Bizim evin karıncası biraz sapık, kolumdan koltuk altıma doğru gitti. Hopp, hopp ne oluyoruz, ayıp. Bak Rıfkı, seni ezmiyorsak iyi karınca olduğun için, sapık olduğuna karar verirsem, senin için hiç de iyi olmaz. İn bakalım aşağılara.
Neyse, yine kolumda gezinmeye başladı. İşe bakın ya, ben bir yandan Ridaniye Savaşı’nı anlatıyorum, bir yandan da karıncayı takip ediyorum, hadi hayırlısı.
Dersi zor bitirdim. Koridora çıktım, dikkatli olmam lazım, öğrencilerden biri es kaza kolumu tutsa bizim evin karıncası dört kolluya binebilir.
Yavaş yavaş, kimseye çarpmadan kantine gittim. Amacım bir beyaz plastik bardak almaktı. Kantinin yasak olan iç bölümüne girdim.
-Ahmet, bana plastik bir çay bardağı ver. Streç filminiz var mı?
-Ne yapacaksın abla?
Ne diyeyim şimdi ona:
-Ahmet kolumda bizim evin karıncası var, onu içine koyup eve götüreceğim desem yine sonunda bol ünlemi olan bir cümle ile karşılaşabilirim. Kıvırıyorum:
-Lazım, ver işte.
-Peki abla, buyur, istediğin kadar al.
Bir beyaz plastik bardak aldım. Üstünü kapatacak kadar streç film kestim.
Şimdi sıra lavaboya gitmeye geldi. Kısa bir dua yapıyorum, lavaboda kimse olmasın diye. Kimse olmamalı, olursa yine ünlemli cümleler ile karşılaşmam olası.
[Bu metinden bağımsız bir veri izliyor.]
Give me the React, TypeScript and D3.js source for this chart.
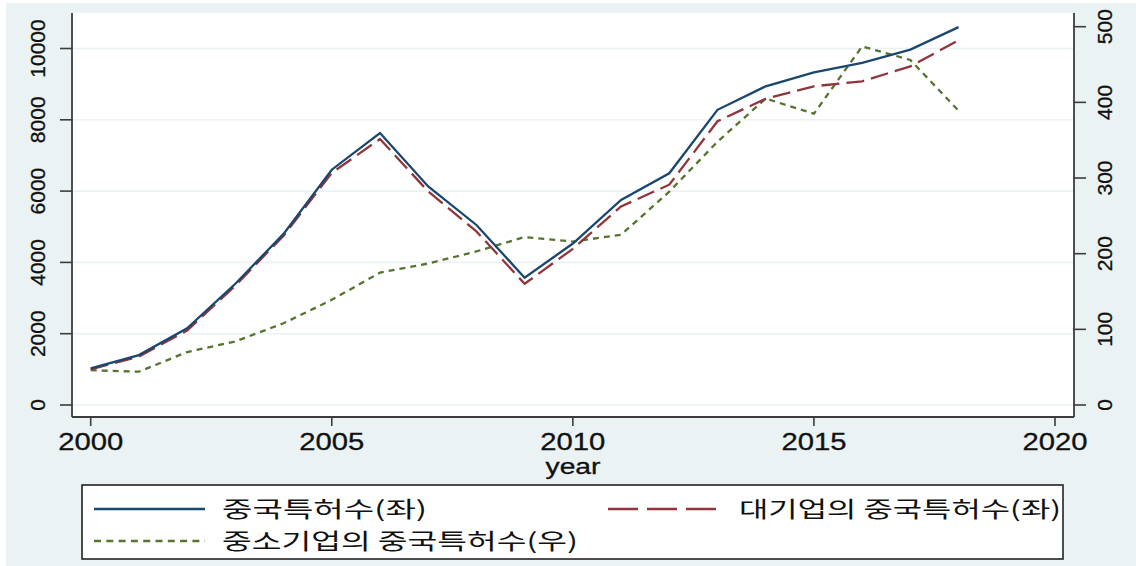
import React from 'react'
import * as d3 from 'd3'

// yearly values
const YEARS = [2000, 2001, 2002, 2003, 2004, 2005, 2006, 2007, 2008, 2009, 2010, 2011, 2012, 2013, 2014, 2015, 2016, 2017, 2018]
const TOTAL = [1030, 1400, 2150, 3400, 4800, 6600, 7630, 6130, 5050, 3570, 4530, 5750, 6500, 8280, 8940, 9330, 9600, 9970, 10600]
const LARGE = [1000, 1360, 2090, 3350, 4750, 6510, 7460, 5990, 4870, 3400, 4380, 5570, 6180, 7960, 8590, 8940, 9080, 9500, 10230]
const SME = [46, 44, 70, 84, 108, 139, 175, 187, 203, 222, 216, 225, 282, 348, 405, 385, 474, 456, 389]

const X_TICKS = [2000, 2005, 2010, 2015, 2020]
const LEFT_TICKS = [0, 2000, 4000, 6000, 8000, 10000]
const RIGHT_TICKS = [0, 100, 200, 300, 400, 500]

const LEGEND_LABELS = ['중국특허수(좌)', '대기업의 중국특허수(좌)', '중소기업의 중국특허수(우)']

const NAVY = '#1a476f'
const MAROON = '#90353b'
const GREEN = '#55752f'
const BG = '#eaf2f3'
const AXIS = '#3c3c3c'

export default function App() {
  const width = 1136
  const height = 566
  const plot = { left: 72, right: 1074, top: 13, bottom: 417 }

  const x = d3.scaleLinear().domain([2000, 2020]).range([90.7, 1055])
  const yL = d3.scaleLinear().domain([0, 10000]).range([405, 48.5])
  const yR = d3.scaleLinear().domain([0, 500]).range([405, 26.7])

  const lineL = d3.line<number>().x((_, i) => x(YEARS[i])).y(d => yL(d))
  const lineR = d3.line<number>().x((_, i) => x(YEARS[i])).y(d => yR(d))

  const num = "'Liberation Sans', Arial, sans-serif"
  const kr = "'Noto Sans CJK KR', sans-serif"

  return (
    <svg width={width} height={height} style={{ position: 'absolute', left: 0, top: 0 }}>
      <rect x={0} y={0} width={width} height={height} fill="#ffffff" />
      <rect x={6} y={3} width={width - 6} height={height - 3} fill={BG} />
      <rect x={plot.left} y={plot.top} width={plot.right - plot.left} height={plot.bottom - plot.top} fill="#ffffff" />

      {/* gridlines follow the left axis */}
      {LEFT_TICKS.map(t => (
        <line key={'g' + t} x1={plot.left} x2={plot.right} y1={yL(t)} y2={yL(t)} stroke={BG} strokeWidth={1.6} />
      ))}

      {/* series */}
      <path d={lineR(SME) || ''} fill="none" stroke={GREEN} strokeWidth={2.3} strokeDasharray="6 5" />
      <path d={lineL(LARGE) || ''} fill="none" stroke={MAROON} strokeWidth={2.3} strokeDasharray="18 7" />
      <path d={lineL(TOTAL) || ''} fill="none" stroke={NAVY} strokeWidth={2.3} />

      {/* axes */}
      <line x1={plot.left} x2={plot.left} y1={plot.top} y2={plot.bottom} stroke={AXIS} strokeWidth={1.8} />
      <line x1={plot.right} x2={plot.right} y1={plot.top} y2={plot.bottom} stroke={AXIS} strokeWidth={1.8} />
      <line x1={plot.left} x2={plot.right} y1={plot.bottom} y2={plot.bottom} stroke={AXIS} strokeWidth={1.8} />

      {LEFT_TICKS.map(t => (
        <g key={'l' + t}>
          <line x1={60} x2={plot.left} y1={yL(t)} y2={yL(t)} stroke={AXIS} strokeWidth={1.6} />
          <text transform={`translate(45,${yL(t)}) rotate(-90)`} textAnchor="middle" fontFamily={num} fontSize={21}
            fill="#111" stroke="#111" strokeWidth={0.3}>
            {t}
          </text>
        </g>
      ))}

      {RIGHT_TICKS.map(t => (
        <g key={'r' + t}>
          <line x1={plot.right} x2={1086} y1={yR(t)} y2={yR(t)} stroke={AXIS} strokeWidth={1.6} />
          <text transform={`translate(1112,${yR(t)}) rotate(-90)`} textAnchor="middle" fontFamily={num} fontSize={21}
            fill="#111" stroke="#111" strokeWidth={0.3}>
            {t}
          </text>
        </g>
      ))}

      {X_TICKS.map(t => (
        <g key={'x' + t}>
          <line x1={x(t)} x2={x(t)} y1={plot.bottom} y2={426} stroke={AXIS} strokeWidth={1.6} />
          <text x={x(t)} y={450} textAnchor="middle" fontFamily={num} fontSize={23} fill="#111"
            stroke="#111" strokeWidth={0.3} textLength={65} lengthAdjust="spacingAndGlyphs">
            {t}
          </text>
        </g>
      ))}
      <text x={573} y={474} textAnchor="middle" fontFamily={num} fontSize={22} fill="#111"
        stroke="#111" strokeWidth={0.3} textLength={55} lengthAdjust="spacingAndGlyphs">year</text>

      {/* legend */}
      <rect x={82} y={485} width={981} height={74} fill="#ffffff" stroke="#222" strokeWidth={1.6} />
      <line x1={94} x2={205} y1={509} y2={509} stroke={NAVY} strokeWidth={2.3} />
      <text x={222} y={517} fontFamily={kr} fontSize={22} fill="#111" textLength={205} lengthAdjust="spacingAndGlyphs">
        {LEGEND_LABELS[0]}
      </text>
      <line x1={608} x2={716} y1={509} y2={509} stroke={MAROON} strokeWidth={2.3} strokeDasharray="30 9" />
      <text x={739} y={517} fontFamily={kr} fontSize={22} fill="#111" textLength={322} lengthAdjust="spacingAndGlyphs">
        {LEGEND_LABELS[1]}
      </text>
      <line x1={94} x2={205} y1={541} y2={541} stroke={GREEN} strokeWidth={2.3} strokeDasharray="7 5.3" />
      <text x={222} y={549} fontFamily={kr} fontSize={22} fill="#111" textLength={356} lengthAdjust="spacingAndGlyphs">
        {LEGEND_LABELS[2]}
      </text>
    </svg>
  )
}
Çok şükür, lavaboda kimse yok. Yavaşça kolumu sıvadım, Rıfkı orada ve sapasağlam.
Yavaşça onu plastik bardağın içine aldım, üzerine streç filmi geçirdim, üzerine kalemle bir iki küçük delik açtım, hava alabilsin diye.
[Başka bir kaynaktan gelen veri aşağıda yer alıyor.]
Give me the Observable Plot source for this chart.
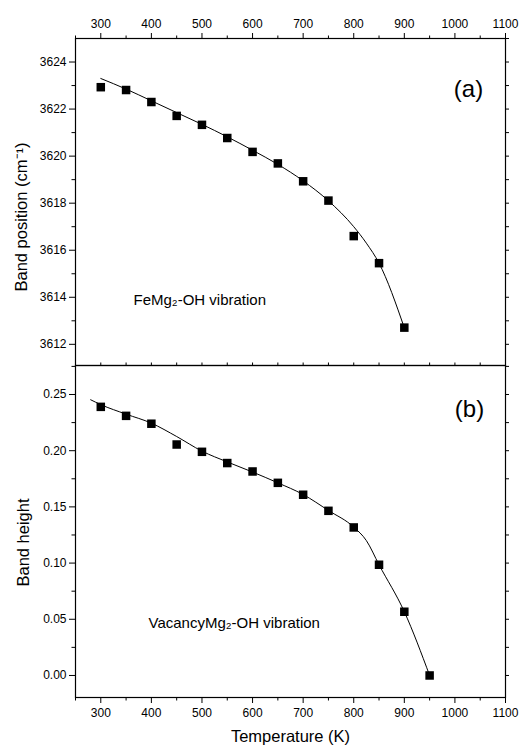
<!DOCTYPE html>
<html><head><meta charset="utf-8">
<script src="https://cdn.jsdelivr.net/npm/d3@7"></script>
<script src="https://cdn.jsdelivr.net/npm/@observablehq/plot@0.6"></script>
<style>
body{margin:0;background:#fff}
#chart{position:relative;width:523px;height:746px;background:#fff}
#chart svg{position:absolute;left:0}
</style>
</head><body><div id="chart"></div>
<script>
// Panel (a): FeMg2-OH band position
const temperaturesA = [300, 350, 400, 450, 500, 550, 600, 650, 700, 750, 800, 850, 900];
const bandPosition = [3622.93, 3622.81, 3622.30, 3621.71, 3621.33, 3620.77, 3620.18, 3619.69, 3618.93, 3618.11, 3616.60, 3615.45, 3612.71];
const fitTempA = [300, 350, 400, 450, 500, 550, 600, 650, 700, 750, 800, 825, 850, 900];
const fitPositionA = [3623.3, 3622.85, 3622.35, 3621.85, 3621.35, 3620.82, 3620.25, 3619.65, 3618.95, 3618.1, 3617.0, 3616.3, 3615.45, 3612.7];

// Panel (b): VacancyMg2-OH band height
const temperaturesB = [300, 350, 400, 450, 500, 550, 600, 650, 700, 750, 800, 850, 900, 950];
const bandHeight = [0.239, 0.231, 0.224, 0.2055, 0.199, 0.189, 0.1815, 0.1714, 0.1608, 0.1465, 0.1317, 0.0985, 0.0567, 0.0];
const fitTempB = [280, 300, 350, 400, 450, 500, 550, 600, 650, 700, 750, 800, 825, 850, 900, 950];
const fitHeightB = [0.2453, 0.241, 0.2325, 0.2245, 0.2126, 0.1996, 0.19, 0.181, 0.1714, 0.161, 0.1468, 0.132, 0.12, 0.0985, 0.0567, 0.0];

// Ticks
const xMajorTicks = [300, 400, 500, 600, 700, 800, 900, 1000, 1100];
const xMinorTicks = [250, 350, 450, 550, 650, 750, 850, 950, 1050];
const yMajorTicksA = [3612, 3614, 3616, 3618, 3620, 3622, 3624];
const yMinorTicksA = [3613, 3615, 3617, 3619, 3621, 3623];
const yAllTicksA = [3612, 3613, 3614, 3615, 3616, 3617, 3618, 3619, 3620, 3621, 3622, 3623, 3624, 3625];
const yMajorTicksB = [0.00, 0.05, 0.10, 0.15, 0.20, 0.25];
const yMinorTicksB = [0.025, 0.075, 0.125, 0.175, 0.225, 0.275];
const yAllTicksB = [0.0, 0.025, 0.05, 0.075, 0.10, 0.125, 0.15, 0.175, 0.20, 0.225, 0.25, 0.275];

// Labels
const xLabel = "Temperature (K)";
const yLabelA = "Band position (cm\u207B\u00B9)";
const yLabelB = "Band height";
const annotationA = "FeMg\u2082-OH vibration";
const annotationB = "VacancyMg\u2082-OH vibration";
const panelA = "(a)";
const panelB = "(b)";

const pointsA = temperaturesA.map((t, i) => ({t, v: bandPosition[i]}));
const fitA = fitTempA.map((t, i) => ({t, v: fitPositionA[i]}));
const pointsB = temperaturesB.map((t, i) => ({t, v: bandHeight[i]}));
const fitB = fitTempB.map((t, i) => ({t, v: fitHeightB[i]}));

const FONT = "'Liberation Sans', Arial, Helvetica, sans-serif";
const common = {
  width: 523,
  marginLeft: 75,
  marginRight: 18,
  x: {domain: [250, 1100], label: null},
  style: {fontFamily: FONT, fontSize: "12px", color: "black", background: "transparent", overflow: "visible"}
};
const blank = () => "";

const plotA = Plot.plot({
  ...common,
  height: 365,
  marginTop: 38,
  marginBottom: 0,
  y: {domain: [3611.1, 3625], label: null},
  marks: [
    Plot.axisX({anchor: "top", ticks: xMajorTicks, tickSize: 6, tickPadding: 5, tickFormat: "d", label: null}),
    Plot.axisX({anchor: "top", ticks: xMinorTicks, tickSize: 3.5, tickFormat: blank, label: null}),
    Plot.axisY({anchor: "left", ticks: yMajorTicksA, tickSize: 6, tickPadding: 3, tickFormat: "d", label: null}),
    Plot.axisY({anchor: "left", ticks: yMinorTicksA, tickSize: 3.5, tickFormat: blank, label: null}),
    Plot.axisY({anchor: "right", ticks: yAllTicksA, tickSize: 3, tickFormat: blank, label: null}),
    Plot.line(fitA, {x: "t", y: "v", curve: "monotone-x", stroke: "black", strokeWidth: 1}),
    Plot.dot(pointsA, {x: "t", y: "v", symbol: "square", r: 4.8, fill: "black"}),
    Plot.text([panelA], {frameAnchor: "top-right", dx: -37, dy: 51, fontSize: 24, textAnchor: "middle", lineAnchor: "middle"}),
    Plot.text([annotationA], {frameAnchor: "top-left", dx: 58, dy: 262, fontSize: 15, textAnchor: "start", lineAnchor: "middle"}),
    Plot.text([yLabelA], {frameAnchor: "left", rotate: -90, dx: -54, dy: 15, fontSize: 16.5, textAnchor: "middle", lineAnchor: "middle"}),
    Plot.frame({stroke: "black", strokeWidth: 1.2})
  ]
});

const plotB = Plot.plot({
  ...common,
  height: 385,
  marginTop: 4,
  marginBottom: 49,
  y: {domain: [-0.0196, 0.2758], label: null},
  marks: [
    Plot.axisX({anchor: "top", ticks: xMinorTicks.concat(xMajorTicks), tickSize: 3.5, tickFormat: blank, label: null}),
    Plot.axisX({anchor: "bottom", ticks: xMajorTicks, tickSize: 6, tickPadding: 5, tickFormat: "d", label: null}),
    Plot.axisX({anchor: "bottom", ticks: xMinorTicks, tickSize: 3.5, tickFormat: blank, label: null}),
    Plot.axisY({anchor: "left", ticks: yMajorTicksB, tickSize: 6, tickPadding: 3, tickFormat: ".2f", label: null}),
    Plot.axisY({anchor: "left", ticks: yMinorTicksB, tickSize: 3.5, tickFormat: blank, label: null}),
    Plot.axisY({anchor: "right", ticks: yAllTicksB, tickSize: 3, tickFormat: blank, label: null}),
    Plot.line(fitB, {x: "t", y: "v", curve: "monotone-x", stroke: "black", strokeWidth: 1}),
    Plot.dot(pointsB, {x: "t", y: "v", symbol: "square", r: 4.8, fill: "black"}),
    Plot.text([panelB], {frameAnchor: "top-right", dx: -36, dy: 44, fontSize: 24, textAnchor: "middle", lineAnchor: "middle"}),
    Plot.text([annotationB], {frameAnchor: "top-left", dx: 73, dy: 258, fontSize: 15, textAnchor: "start", lineAnchor: "middle"}),
    Plot.text([yLabelB], {frameAnchor: "left", rotate: -90, dx: -52, dy: 11, fontSize: 16.5, textAnchor: "middle", lineAnchor: "middle"}),
    Plot.text([xLabel], {frameAnchor: "bottom", dy: 39, fontSize: 16.5, textAnchor: "middle", lineAnchor: "middle"}),
    Plot.frame({stroke: "black", strokeWidth: 1.2})
  ]
});

const chart = document.getElementById("chart");
plotA.style.top = "0px";
plotB.style.top = "361px";
chart.appendChild(plotA);
chart.appendChild(plotB);
</script>
</body></html>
Operasyon tamamlandı, şimdi onu arabaya götürüp bırakmalıyım.
Nasıl götüreceğim. İki ucu şeyli değnek bu.
Lavabodan elimde üzeri streç filmli bir bardak ile yüzlerce öğrencinin arasına çıkacağım. Bu öğrencileri siz bilmezsiniz, hepsi birer küçük Cem Yılmaz. Elimdeki bardağı kim bilir nasıl yorumlayacaklar.
Ne diyebilirler mesela: Ayşe Hanım idrar tahlili yaptırmaya gidiyor, çünkü beyaz, üzeri kapalı bir plastik bardak ile lavabodan çıktı. Bu bir. İkincisi: Görüyor musun, bizi kandırıyor, oruçluyum dedi ama, çay içiyor. Bize belli etmemek için de lavaboda içmeyi tercih etmiş. İlginç değil mi. Ama bi de benim gerçek amacımı bilseler valla tef çalıp oynatırlar beni.
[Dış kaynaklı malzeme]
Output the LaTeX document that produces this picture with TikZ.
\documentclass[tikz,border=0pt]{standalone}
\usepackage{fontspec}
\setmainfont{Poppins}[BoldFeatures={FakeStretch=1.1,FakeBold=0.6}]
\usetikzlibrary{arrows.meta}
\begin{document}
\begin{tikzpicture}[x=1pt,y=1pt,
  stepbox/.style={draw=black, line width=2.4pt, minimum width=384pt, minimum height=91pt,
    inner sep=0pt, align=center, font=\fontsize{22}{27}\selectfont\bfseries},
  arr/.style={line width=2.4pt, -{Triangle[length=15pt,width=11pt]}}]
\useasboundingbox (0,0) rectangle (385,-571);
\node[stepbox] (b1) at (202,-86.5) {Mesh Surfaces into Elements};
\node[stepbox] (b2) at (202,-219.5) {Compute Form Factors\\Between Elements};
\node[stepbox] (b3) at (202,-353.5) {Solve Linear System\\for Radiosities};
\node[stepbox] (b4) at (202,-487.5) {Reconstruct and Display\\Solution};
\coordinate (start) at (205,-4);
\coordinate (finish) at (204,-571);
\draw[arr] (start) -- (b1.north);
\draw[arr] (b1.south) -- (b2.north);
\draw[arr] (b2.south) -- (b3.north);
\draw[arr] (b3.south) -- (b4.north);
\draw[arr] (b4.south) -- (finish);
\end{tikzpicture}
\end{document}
İyisi mi hiç çaktırmadan, her türlü eleştiriyi göze alarak, kararlı bir şekilde öğrencilerin arasından geçip arabaya gitmeliyim.
Başardım, soran bakışlar arasından hızlı ve kararlı adımlar ile bahçeye çıktım, arabanın kapısını açtım ve nihayet Rıfkı’yı arabanın yan cebine koydum.
İşlem tamam.
Akşam üstü eve dönüyorum, şöyle kimseye çaktırmadan cepteki bardağın içine bakıyorum. Rıfkı hiç hareket etmeden bardağın dibinde duruyor. Aman Allahım ölmüş mü, olamaz. Şöyle bir bardağı sallıyorum ki harekete geçiyor, yaşasın, Rıfkım benim.
Eve geldim. İlk işim mutfağa gitmek oldu. Bardağın streç örtüsünü açtım, bardağı yan çevirdim ve Rıfkı ile başladım konuşmaya:
-Rıfkıcığım, hadi anneni bul, bak annenin migreni tutmuş, başını tülbent ile sıkmış, seni arıyor. Baban gazeteye ilan vermekle meşgul, kayıp ilanı. Yavuklunun ağlamaktan gözeleri şişmiş. Hani bizim Çanakkaleliler buna hun olmuş derler. Yani yavuklun hun olmuş. Amcan, dayın, teyzen hepsi yollarda seni arıyor, hadi koş Rıfkıcığım, evinin yolunu bul.
Rıfkı’yı mutfak tezgahında bıraktıktan sonra gündelik işlerim için mutfaktan çıktım. Biraz sonra geri geldim ve gördüm ki Rıfkı gitmişti, evine, yavuklusuna.
Gülmeyin ya, valla kafayı çizdirmedim, yapmam gerekeni yaptım.